- _Objective_:
Please list all lines of the material below in which the string "LaTeX" occurs.

- _Data rows_:
=======

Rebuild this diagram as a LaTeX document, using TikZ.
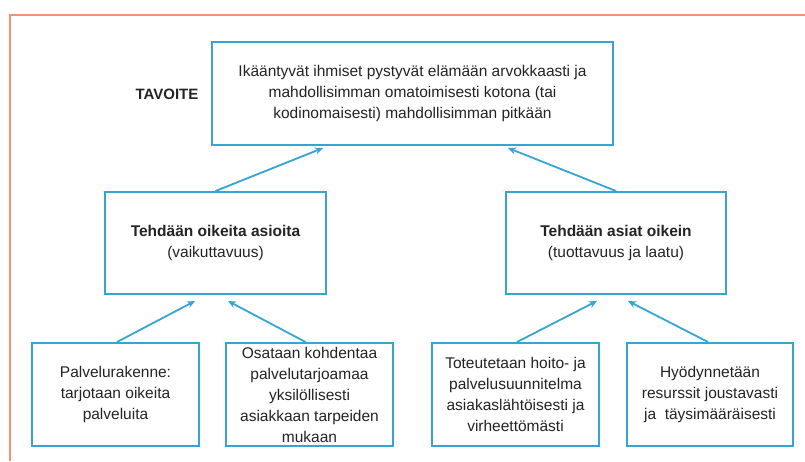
\documentclass[tikz,border=0pt]{standalone}
\usepackage{fontspec}
\setmainfont{Liberation Sans}
\usetikzlibrary{arrows.meta}
\definecolor{boxblue}{RGB}{55,165,210}
\definecolor{frameorange}{RGB}{243,145,115}
\definecolor{txtgray}{RGB}{35,35,35}

\begin{document}
\begin{tikzpicture}[x=1pt,y=-1pt,
   box/.style={draw=boxblue,line width=2pt,inner sep=0pt,align=center,
      text=txtgray,font=\fontsize{15.5}{21}\selectfont},
   arr/.style={draw=boxblue,line width=1.8pt,-{Stealth[length=8pt,width=7pt]}}]%
   \useasboundingbox (0,0) rectangle (805,461);
   \draw[frameorange,line width=2pt] (805,15) -- (10,15) -- (10,461);
   \node[box,minimum width=401pt,minimum height=103pt] (goal) at (412.5,93.5)
      {Ikääntyvät ihmiset pystyvät elämään arvokkaasti ja\\
       mahdollisimman omatoimisesti kotona (tai\\
       kodinomaisesti) mahdollisimman pitkään};
   \node[text=txtgray,font=\fontsize{15}{21}\selectfont\bfseries] (tavoite) at (167,94) {TAVOITE};
   \node[box,minimum width=221pt,minimum height=102pt] (right) at (215.5,243)
      {\textbf{Tehdään oikeita asioita}\\(vaikuttavuus)};
   \node[box,minimum width=220pt,minimum height=102pt] (things) at (616,243)
      {\textbf{Tehdään asiat oikein}\\(tuottavuus ja laatu)};
   \node[box,minimum width=167pt,minimum height=103pt] (b1) at (115.5,394.5)
      {Palvelurakenne:\\tarjotaan oikeita\\palveluita};
   \node[box,minimum width=167pt,minimum height=103pt] (b2) at (309.5,394.5)
      {Osataan kohdentaa\\palvelutarjoamaa\\yksilöllisesti\\asiakkaan tarpeiden\\mukaan};
   \node[box,minimum width=167pt,minimum height=103pt] (b3) at (515.5,394.5)
      {Toteutetaan hoito- ja\\palvelusuunnitelma\\asiakaslähtöisesti ja\\virheettömästi};
   \node[box,minimum width=166pt,minimum height=103pt] (b4) at (710,394.5)
      {Hyödynnetään\\resurssit joustavasti\\ja\ \ täysimääräisesti};
   \draw[arr] (right.north) -- ([xshift=-89.5pt,yshift=-2pt]goal.south);
   \draw[arr] (things.north) -- ([xshift=95.5pt,yshift=-2pt]goal.south);
   \draw[arr] ([xshift=1.5pt]b1.north) -- ([xshift=-20.5pt,yshift=-6pt]right.south);
   \draw[arr] ([xshift=-4pt]b2.north) -- ([xshift=12.5pt,yshift=-6pt]right.south);
   \draw[arr] ([xshift=1.5pt]b3.north) -- ([xshift=-19pt,yshift=-6pt]things.south);
   \draw[arr] ([xshift=-2pt]b4.north) -- ([xshift=12pt,yshift=-6pt]things.south);
\end{tikzpicture}
\end{document}
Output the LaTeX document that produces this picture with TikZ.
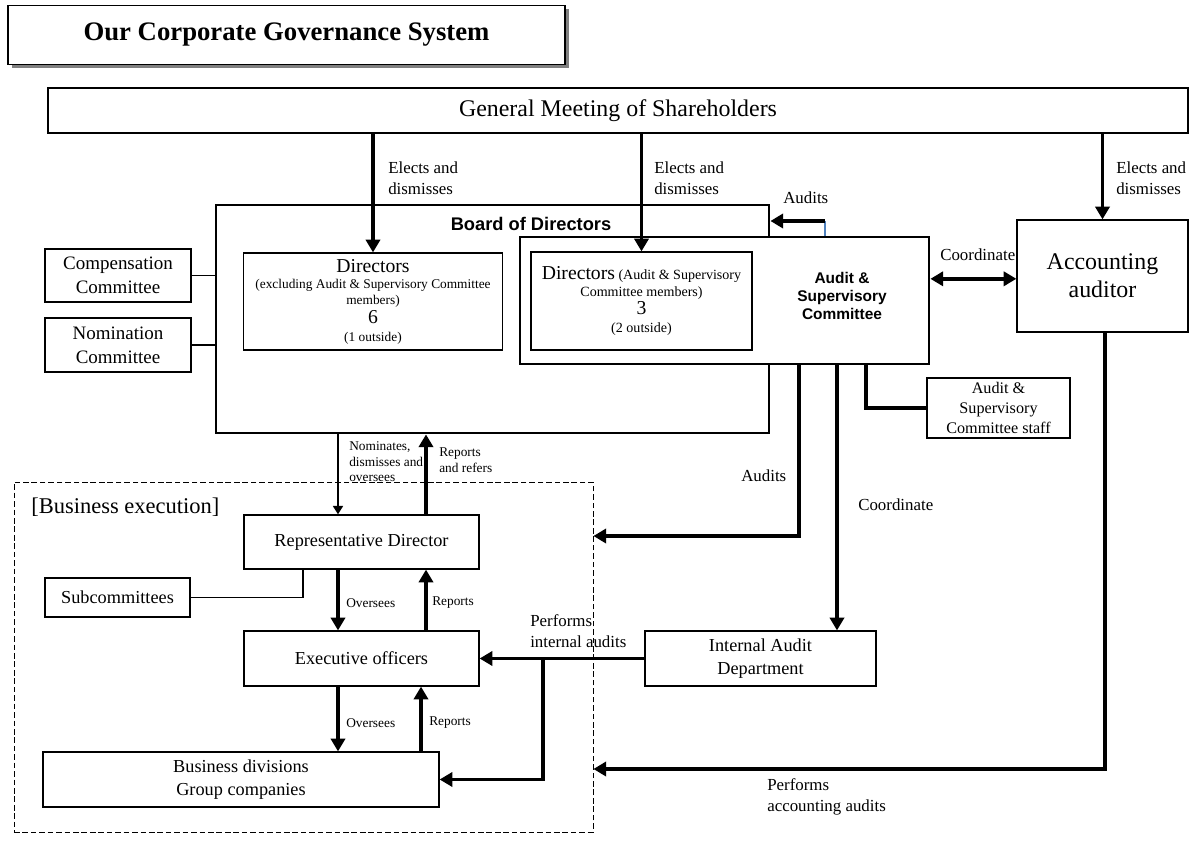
\documentclass[tikz,border=0pt]{standalone}
\usepackage{fontspec}
\setmainfont{Liberation Serif}
\newfontfamily\arialfont{Liberation Sans}
\usetikzlibrary{arrows.meta, positioning, shadows}

\newcommand{\pxu}{0.025cm}
\newcommand{\fsz}[2]{\fontsize{#1}{#2}\selectfont}
\definecolor{tickblue}{RGB}{79,129,189}

\tikzstyle{thickarrow} = [line width=2.5pt, -{Triangle[length=9pt,width=10pt]}]
\tikzstyle{bothways} = [line width=2.5pt, {Triangle[length=9pt,width=10pt]}-{Triangle[length=9pt,width=10pt]}]
\tikzstyle{thinarrow} = [line width=1.5pt, -{Triangle[length=6pt,width=7pt]}]

\begin{document}
\begin{tikzpicture}[x=\pxu, y=-\pxu,
    box/.style={rectangle, draw, line width=0.9pt, inner sep=0pt, align=center, fill=white, font=\fsz{13}{15.5}},
    heavybox/.style={box, line width=2pt},
    boxsize/.style 2 args={minimum width=#1*\pxu, minimum height=#2*\pxu},
    lbl/.style={anchor=west, inner sep=0pt, align=left, font=\fsz{12}{15}},
    smalllbl/.style={lbl, font=\fsz{9.5}{11}},
    link/.style={line width=0.8pt}
  ]
    \useasboundingbox (0,0) rectangle (1192,841);

    % Title
    \node[box, boxsize={557}{59}, drop shadow={shadow xshift=2.5pt, shadow yshift=-2.5pt, fill=gray, opacity=1}, font=\fsz{19}{22}\bfseries] (title) at (286.5,35) {Our Corporate Governance System};

    % Shareholders
    \node[box, boxsize={1140}{45}, font=\fsz{17}{20}] (gms) at (618,110.5) {General Meeting of Shareholders};

    % Board of Directors
    \node[heavybox, boxsize={553}{228}] (board) at (492.5,319) {};
    \node[font=\arialfont\bfseries\fsz{13}{15}, inner sep=0pt] (boardlbl) at (531,224) {Board of Directors};
    \node[box, boxsize={259}{97}, font=\fsz{9.5}{11.5}] (dir1) at (373,301.5) {{\fsz{14}{16}Directors}\\(excluding Audit \& Supervisory Committee\\members)\\[2pt]{\fsz{14}{16}6}\\[1pt](1 outside)};

    % Audit & Supervisory Committee
    \node[heavybox, boxsize={409}{127}] (asc) at (724.5,300.5) {};
    \node[font=\arialfont\bfseries\fsz{11}{13}, align=center, inner sep=0pt] (asclbl) at (842,296) {Audit \&\\Supervisory\\Committee};
    \node[box, boxsize={221}{98}, font=\fsz{10}{12}] (dir2) at (641.5,301) {{\fsz{14}{16}Directors} (Audit \& Supervisory\\Committee members)\\[1pt]{\fsz{14}{16}3}\\[1pt](2 outside)};
    \node[box, boxsize={143}{60}, font=\fsz{11.5}{14}] (staff) at (998.5,408) {Audit \&\\Supervisory\\Committee staff};

    % Accounting auditor
    \node[box, boxsize={171}{112}, font=\fsz{17}{20}] (acct) at (1102.5,276) {Accounting\\auditor};

    % Committees
    \node[box, boxsize={146}{53}, font=\fsz{13.5}{17}] (comp) at (118,275.5) {Compensation\\Committee};
    \node[box, boxsize={146}{54}, font=\fsz{13.5}{17}] (nom) at (118,345) {Nomination\\Committee};

    % Business execution
    \node[draw, line width=0.6pt, dash pattern=on 4pt off 2pt, inner sep=0pt, boxsize={579}{350}] (busexec) at (303.5,657) {};
    \node[lbl, font=\fsz{16}{19}] (busexeclbl) at (31,507) {[Business execution]};
    \node[box, boxsize={235}{54}] (rep) at (361.5,542) {Representative Director};
    \node[box, boxsize={145}{39}] (subc) at (117.5,597.5) {Subcommittees};
    \node[box, boxsize={235}{55}] (exec) at (361.5,658.5) {Executive officers};
    \node[box, boxsize={396}{55}, font=\fsz{13}{16}] (biz) at (241,779.5) {Business divisions\\Group companies};
    \node[box, boxsize={231}{55}, font=\fsz{13}{16}] (iad) at (760.5,658.5) {Internal Audit\\Department};

    % Elects and dismisses
    \draw[thickarrow] (dir1.north |- gms.south) -- (dir1.north);
    \draw[thickarrow] (dir2.north |- gms.south) -- (dir2.north);
    \draw[thickarrow] (acct.north |- gms.south) -- (acct.north);
    \node[lbl] (elect1) at (388,178) {Elects and\\dismisses};
    \node[lbl] (elect2) at (654,178) {Elects and\\dismisses};
    \node[lbl] (elect3) at (1116,178) {Elects and\\dismisses};

    % ASC audits the board
    \coordinate (auditsup) at (825,221);
    \draw[tickblue, line width=0.8pt] (auditsup |- asc.north) -- (auditsup);
    \draw[thickarrow] (auditsup) -- (auditsup -| board.east);
    \node[lbl] (audits1) at (783,198) {Audits};

    % Coordination with accounting auditor
    \draw[bothways] ([yshift=-2pt]acct.west -| asc.east) -- ([yshift=-2pt]acct.west);
    \node[lbl] (coord1) at (940,255) {Coordinate};

    % Committees to board
    \draw[link] (comp.east) -- (comp.east -| board.west);
    \draw[link] (nom.east) -- (nom.east -| board.west);

    % From ASC downwards
    \coordinate (auditsturn) at (799,536);
    \draw[thickarrow] (auditsturn |- asc.south) -- (auditsturn) -- (auditsturn -| busexec.east);
    \node[lbl] (audits2) at (741,476) {Audits};
    \coordinate (coorddrop) at (837,0);
    \draw[thickarrow] (coorddrop |- asc.south) -- (coorddrop |- iad.north);
    \node[lbl] (coord2) at (858,505) {Coordinate};
    \coordinate (staffdrop) at (866,0);
    \draw[line width=2.5pt] (staffdrop |- asc.south) |- (staff.west);

    % Accounting audits
    \coordinate (acctturn) at (1105,769);
    \draw[thickarrow] (acct.south -| acctturn) -- (acctturn) -- (acctturn -| busexec.east);
    \node[lbl] (perfacct) at (767,797) {Performs\\accounting audits};

    % Internal audits
    \draw[thickarrow] (iad.west) -- (exec.east);
    \coordinate (iaturn) at (543,0);
    \draw[thickarrow] (iaturn |- iad.west) |- (biz.east);
    \node[lbl] (perfint) at (530,631) {Performs\\internal audits};

    % Execution chain
    \coordinate (downx) at (338,0);
    \coordinate (upx) at (426,0);
    \coordinate (upxlow) at (421,0);
    \draw[thinarrow] (downx |- board.south) -- (downx |- rep.north);
    \draw[thickarrow] (upx |- rep.north) -- (upx |- board.south);
    \node[smalllbl] (nomlbl) at (349,462) {Nominates,\\dismisses and\\oversees};
    \node[smalllbl] (reflbl) at (439,460) {Reports\\and refers};
    \draw[thickarrow] (downx |- rep.south) -- (downx |- exec.north);
    \draw[thickarrow] (upx |- exec.north) -- (upx |- rep.south);
    \node[smalllbl] (over1) at (346,603) {Oversees};
    \node[smalllbl] (rep1) at (432,603) {Reports};
    \draw[thickarrow] (downx |- exec.south) -- (downx |- biz.north);
    \draw[thickarrow] (upxlow |- biz.north) -- (upxlow |- exec.south);
    \node[smalllbl] (over2) at (346,723) {Oversees};
    \node[smalllbl] (rep2) at (429,723) {Reports};

    % Subcommittees
    \coordinate (subx) at (303,0);
    \draw[link] (subx |- rep.south) |- (subc.east);
  \end{tikzpicture}
\end{document}
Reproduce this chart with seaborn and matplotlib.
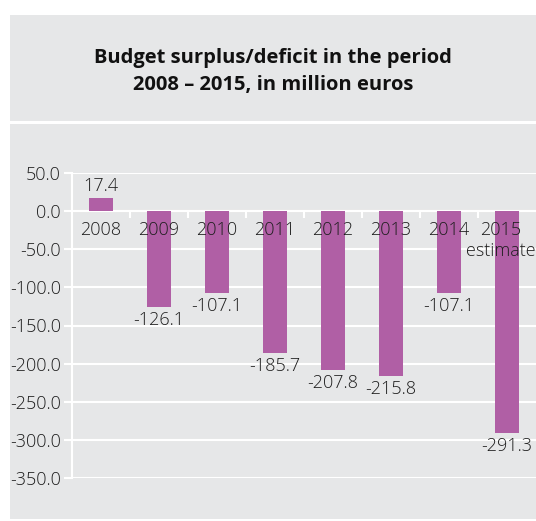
import matplotlib
matplotlib.use("Agg")
import matplotlib.pyplot as plt
from matplotlib.patches import Rectangle
import seaborn as sns
import pandas as pd

years = ["2008", "2009", "2010", "2011", "2012", "2013", "2014", "2015"]
year_labels = ["2008", "2009", "2010", "2011", "2012", "2013", "2014", "2015\nestimate"]
balance = [17.4, -126.1, -107.1, -185.7, -207.8, -215.8, -107.1, -291.3]
y_ticks = [50, 0, -50, -100, -150, -200, -250, -300, -350]
title = "Budget surplus/deficit in the period\n2008 – 2015, in million euros"

sns.set_theme(style="white")
plt.rcParams["font.family"] = ["Open Sans", "DejaVu Sans"]

W, H = 536, 521
panel = "#e6e7e8"
bar_color = "#b05fa5"
text_color = "#1e1e1e"
fs = 13
fw = "light"

fig = plt.figure(figsize=(W / 100, H / 100), dpi=100)
fig.patch.set_facecolor("white")

# title box and chart panel
fig.patches.append(Rectangle((10 / W, 1 - 120.5 / H), (W - 10) / W, 105.5 / H,
                             transform=fig.transFigure, facecolor=panel, edgecolor="none", zorder=-2))
fig.patches.append(Rectangle((10 / W, 1 - 519 / H), (W - 10) / W, 395 / H,
                             transform=fig.transFigure, facecolor=panel, edgecolor="none", zorder=-2))
fig.text(273 / W, 1 - 71.5 / H, title, ha="center", va="center", fontsize=14.5,
         fontweight="bold", color="#111111", linespacing=1.5)

ax = fig.add_axes([72 / W, 1 - 478 / H, (W - 72) / W, 305 / H])
ax.set_zorder(1)
ax.set_facecolor(panel)

df = pd.DataFrame({"year": years, "balance": balance})
sns.barplot(data=df, x="year", y="balance", color=bar_color, saturation=1,
            width=0.41, ax=ax, zorder=3, edgecolor="none", linewidth=0)

ax.set_ylim(-350, 50)
ax.set_xlim(-0.5, len(years) - 0.5)
ax.set_yticks(y_ticks)
ax.set_yticklabels([f"{v:.1f}" for v in y_ticks], color=text_color, fontsize=fs,
                   fontweight=fw)
ax.tick_params(axis="y", length=6, width=1.5, color="white", pad=2, left=True)
ax.set_xticks([])
ax.set_xlabel("")
ax.set_ylabel("")
ax.grid(axis="y", color="white", linewidth=1.5, zorder=1)
ax.set_axisbelow(True)
for side in ["top", "right", "bottom"]:
    ax.spines[side].set_visible(False)
ax.spines["left"].set_color("white")
ax.spines["left"].set_linewidth(1.5)

# zero line with boundary ticks
ax.axhline(0, color="white", linewidth=1.5, zorder=2)
for i in range(1, len(years)):
    ax.plot([i - 0.5, i - 0.5], [0, -9], color="white", linewidth=1.5, zorder=2,
            solid_capstyle="butt")

# category labels below the zero line
for i, lab in enumerate(year_labels):
    ax.annotate(lab, (i, 0), xytext=(-4.5 if "\n" in lab else 0, -7),
                textcoords="offset points", ha="center", va="top", fontsize=fs,
                fontweight=fw, color=text_color, linespacing=1.25, zorder=4,
                annotation_clip=False)

# value labels
for i, v in enumerate(balance):
    if v >= 0:
        ax.annotate(f"{v:.1f}", (i, v), xytext=(0, 2), textcoords="offset points",
                    ha="center", va="bottom", fontsize=fs, fontweight=fw, color=text_color)
    else:
        ax.annotate(f"{v:.1f}", (i, v), xytext=(0, -3), textcoords="offset points",
                    ha="center", va="top", fontsize=fs, fontweight=fw, color=text_color)

fig.savefig("out.png", dpi=100)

=======

- _Answer in full_:
Rebuild this diagram as a LaTeX document, using TikZ.
Output the LaTeX document that produces this picture with TikZ.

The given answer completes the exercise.